The church was built in late antiquity, in the late 5th or early 6th century, probably by a Holy Man, and designed to be an important place of pilgrimage. The site was first investigated in the 1920s by the Italian Archaeological Mission; sadly, it was bombed by Allied or German forces during the Second World War, and probably dynamited for use as an Albanian military area in the late 1950s, hence only a fraction of the monument now remains.
The Church of the Forty Martyrs was a large 40-metre long church with an extraordinary ground plan: a large eastern apse and three wide apsidal bays opening off the nave on each side. Great round-headed windows, five to each bay, lit the interior. This was a sophisticated building, roofed with a series of domes and semi-domes. On the north and west-facing exterior walls of the basilica still survives the votive inscriptions fashioned of red tiles set into the masonry, recording the names of founding benefactors – both male and female – who contributed to the cost of the construction.
In a later phase an outer narthex was added, designed to be prominent to seafarers passing through the Ionian Sea north of Corfu and, specifically, to those in Saranda below. Further, the interior walls were redecorated throughout. In particular, within the multi-chambered subterranean chapels of the crypt recent conservation has revealed elaborate painted programmes, including an episode in which Christ pulls at the beard of a nimbed saint. This second phase of decoration probably belongs to the later 9th or 10th centuries.
The main relic chambers, reached by narrow passages, lay on the south side at the end of a long vaulted hall. Traces of a line of saints and a painted cross were discovered around the two fenestellae beyond which the relics were located. A modest bath-house to the north was probably where pilgrims would have bathed before visiting the relics.

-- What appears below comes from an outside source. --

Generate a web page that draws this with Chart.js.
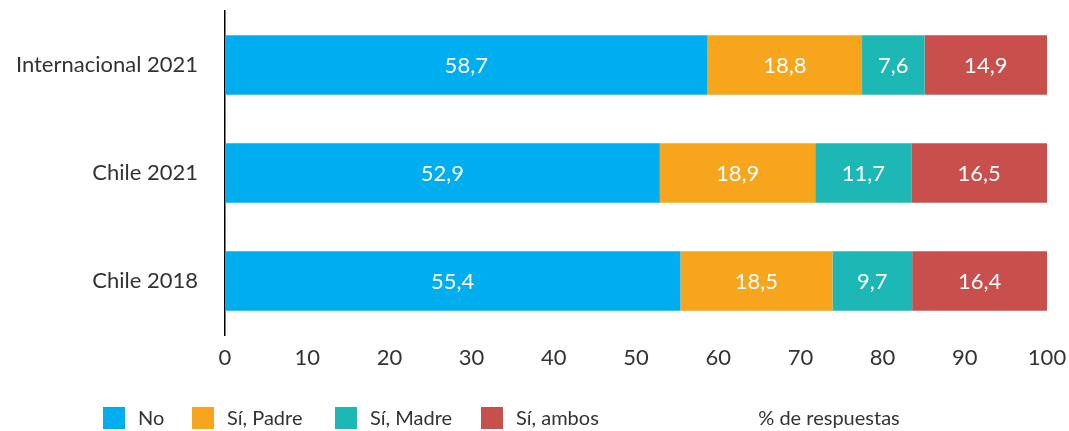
<!DOCTYPE html>
<html>
<head>
<meta charset="utf-8">
<script src="https://cdn.jsdelivr.net/npm/chart.js@4"></script>
<style>
  html, body { margin: 0; padding: 0; background: #fff; }
  #wrap { width: 1069px; height: 431px; position: relative; }
</style>
</head>
<body>
<div id="wrap"><canvas id="chart" width="1069" height="431"></canvas></div>
<script>
var categories = ["Internacional 2021", "Chile 2021", "Chile 2018"];
var seriesNames = ["No", "Sí, Padre", "Sí, Madre", "Sí, ambos"];
var seriesColors = ["#00AEEF", "#F7A51D", "#1DB8B5", "#C94F4C"];
var valuesNo = [58.7, 52.9, 55.4];
var valuesPadre = [18.8, 18.9, 18.5];
var valuesMadre = [7.6, 11.7, 9.7];
var valuesAmbos = [14.9, 16.5, 16.4];
var axisTitle = "% de respuestas";

var FONT = "Lato, 'Open Sans', sans-serif";
var TEXT = "#333333";

var allValues = [valuesNo, valuesPadre, valuesMadre, valuesAmbos];
var datasets = [];
for (var i = 0; i < seriesNames.length; i++) {
    datasets.push({
        label: seriesNames[i],
        data: allValues[i],
        backgroundColor: seriesColors[i],
        borderWidth: 0,
        categoryPercentage: 1,
        barPercentage: 0.55
    });
}

var fmt = (v) => v.toFixed(1).replace(".", ",");

// white value labels in the middle of each segment
var barLabels = {
    id: 'barLabels',
    afterDatasetsDraw: (chart) => {
        var ctx = chart.ctx;
        ctx.save();
        ctx.fillStyle = "#fff";
        ctx.font = "22px " + FONT;
        ctx.textAlign = "center";
        ctx.textBaseline = "middle";
        chart.data.datasets.forEach((ds, di) => {
            chart.getDatasetMeta(di).data.forEach((bar, j) => {
                ctx.fillText(fmt(ds.data[j]), (bar.x + bar.base) / 2, bar.y + 1);
            });
        });
        ctx.restore();
    }
};

// legend row + axis title along the bottom
var bottomRow = {
    id: 'bottomRow',
    afterDraw: (chart) => {
        var ctx = chart.ctx;
        var starts = [103, 192, 335, 481];
        var y = 418;
        ctx.save();
        ctx.font = "20px " + FONT;
        ctx.textBaseline = "middle";
        ctx.textAlign = "left";
        chart.data.datasets.forEach((ds, i) => {
            ctx.fillStyle = ds.backgroundColor;
            ctx.fillRect(starts[i], y - 11, 22, 22);
            ctx.fillStyle = TEXT;
            ctx.fillText(ds.label, starts[i] + 35, y + 1);
        });
        ctx.textAlign = "center";
        ctx.fillText(axisTitle, 829, y + 1);
        ctx.restore();
    }
};

var noPad = (s) => {
    s.paddingLeft = 0; s.paddingRight = 0;
    s.paddingTop = 0; s.paddingBottom = 0;
};

var ctx = document.getElementById('chart').getContext('2d');
var chart = new Chart(ctx, {
    type: 'bar',
    data: { labels: categories, datasets: datasets },
    plugins: [barLabels, bottomRow],
    options: {
        indexAxis: 'y',
        responsive: false,
        animation: false,
        layout: { padding: { top: 11, right: 22, bottom: 60, left: 0 } },
        plugins: {
            legend: { display: false },
            tooltip: { enabled: false }
        },
        scales: {
            x: {
                stacked: true,
                min: 0,
                max: 100,
                grid: { display: false, drawTicks: false },
                border: { display: false },
                ticks: {
                    stepSize: 10,
                    padding: 10,
                    color: TEXT,
                    font: { family: FONT, size: 22 }
                },
                afterFit: (s) => { s.height = 36; noPad(s); }
            },
            y: {
                stacked: true,
                grid: { display: false, drawTicks: false },
                border: { display: true, color: "#000", width: 1.5 },
                ticks: {
                    padding: 27,
                    color: TEXT,
                    font: { family: FONT, size: 22 }
                },
                afterFit: (s) => { s.width = 225; noPad(s); }
            }
        }
    }
});
</script>
</body>
</html>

The unusual plan of the basilica is paralleled in late antique multi-apsed triclinia, such as the banqueting hall of the Palace of Lausos in Constantinople, and some related features are found in early Christian martyria. However, as a church this building is unique, designed to enshrine and promote the relics of widely venerated saints. In the age of Justinian in the 6th century it must have been one of the most visually striking pilgrimage basilicas in the central Mediterranean.
Entry to the church can only be gained by contacting the Institute of Monuments either in Saranda or Tirana.